D’une part, comme cela a été exposé précédemment, faire participer les prisonniers au financement des frais engendrés par leur mise en détention. Mais les revenus générés par l’activité des détenus seront prioritairement affectés à l’indemnisation de la victime ou des victimes des méfaits du détenu. Aujourd’hui, les victimes ne peuvent saisir la Commission d’indemnisation des victimes d’infractions (Civi) que lorsqu’elles ne peuvent être indemnisées par l’auteur ou par d’autres organismes.
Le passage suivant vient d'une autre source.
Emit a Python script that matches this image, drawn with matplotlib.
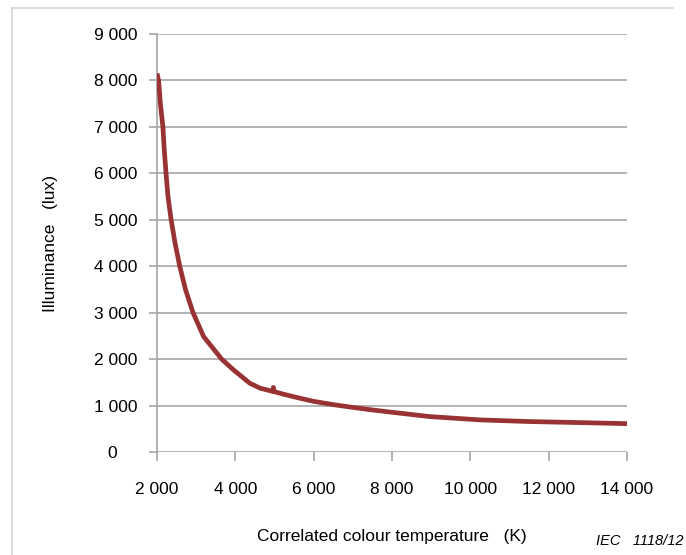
import matplotlib.pyplot as plt
from matplotlib.lines import Line2D

plt.rcParams['font.family'] = ['Liberation Sans', 'DejaVu Sans']

# colour temperature (K) and illuminance (lux)
cct = [2000, 2040, 2085, 2150, 2185, 2230, 2280, 2360, 2460, 2580, 2730,
       2920, 3190, 3650, 3950, 4370, 4630, 4950, 4970, 4990, 5225, 5650,
       6000, 6500, 7000, 7500, 8000, 8970, 10250, 11520, 12800, 14000]
lux = [8150, 8000, 7510, 7000, 6505, 6000, 5500, 5000, 4500, 4000, 3490,
       3000, 2485, 2000, 1770, 1480, 1375, 1305, 1390, 1300, 1245, 1158,
       1090, 1020, 960, 905, 855, 762, 691, 655, 633, 610]

x_ticks = [2000, 4000, 6000, 8000, 10000, 12000, 14000]
y_ticks = [0, 1000, 2000, 3000, 4000, 5000, 6000, 7000, 8000, 9000]


def fmt(v):
    return f"{v:,}".replace(",", " ")


grid_col = '#a6a6a6'
curve_col = '#993333'

fig = plt.figure(figsize=(6.86, 5.55), dpi=100)
ax = fig.add_axes([0.2289, 0.1856, 0.6851, 0.7531])

for y in y_ticks:
    ax.axhline(y, color=grid_col, lw=1.2, zorder=1)

ax.plot(cct, lux, color=curve_col, lw=3.4, solid_joinstyle='round',
        solid_capstyle='butt', zorder=3)

ax.set_xlim(2000, 14000)
ax.set_ylim(0, 9000)
ax.set_xticks(x_ticks)
ax.set_xticklabels([fmt(v) for v in x_ticks])
ax.set_yticks(y_ticks)
ylabels = [fmt(v) for v in y_ticks]
ylabels[0] = "0    "
ax.set_yticklabels(ylabels)

for s in ['top', 'right', 'bottom']:
    ax.spines[s].set_visible(False)
ax.spines['left'].set_color(grid_col)
ax.spines['left'].set_linewidth(1.2)

ax.tick_params(axis='x', length=6.5, width=1.2, color=grid_col, pad=15,
               labelsize=12.5, labelcolor='black')
ax.tick_params(axis='y', length=6, width=1.2, color=grid_col, pad=8,
               labelsize=12.5, labelcolor='black')

ax.set_xlabel('Correlated colour temperature   (K)', fontsize=12.5, labelpad=23)
ax.set_ylabel('Illuminance   (lux)', fontsize=12.5, labelpad=26)

fig.text(0.997, 0.025, 'IEC   1118/12', ha='right', va='center',
         fontsize=10.5, style='italic')

# light frame around the figure
frame_col = '#d4d4d4'
fig.add_artist(Line2D([12 / 686, 12 / 686], [0, 1 - 8 / 555],
                      color=frame_col, lw=1.2, transform=fig.transFigure))
fig.add_artist(Line2D([12 / 686, 673 / 686], [1 - 8 / 555, 1 - 8 / 555],
                      color=frame_col, lw=1.2, transform=fig.transFigure))

fig.savefig('out.png', dpi=100)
La victime doit ensuite répondre à de nombreuses conditions pour obtenir une telle indemnisation, notamment des conditions de ressources, ce qui tend à la rendre totalement illusoire aux yeux de la victime et renforce chez elle le sentiment d’injustice.

D’autre part, le travail réalisé par les détenus pourra leur permettre de se former à certains savoir-faire, ce qui ne leur sera que bénéfique en vue de leur réinsertion.

Par conséquent, l’article 1er de cette proposition de loi tend à répondre à ces deux objectifs par l’instauration d’un principe d’obligation au travail pour les détenus.

L’article 2 prévoit qu’un décret fixera les conditions d’application de l’article premier.

PROPOSITION DE LOI

Article 1er

L’article 717-3 du code de procédure pénale est ainsi rédigé :

« Art. 717-3. – Les personnes régulièrement détenues après condamnation par un tribunal compétent ont l’obligation d’effectuer un travail.

« Les revenus générés par leur activité seront affectés en priorité à l’indemnisation de la victime ou des victimes de l’infraction pour laquelle elles ont été condamnées, puis au remboursement des frais engendrés par leur incarcération. »

Article 2

Les conditions d’application de l’article premier de la présente loi sont fixées par décret.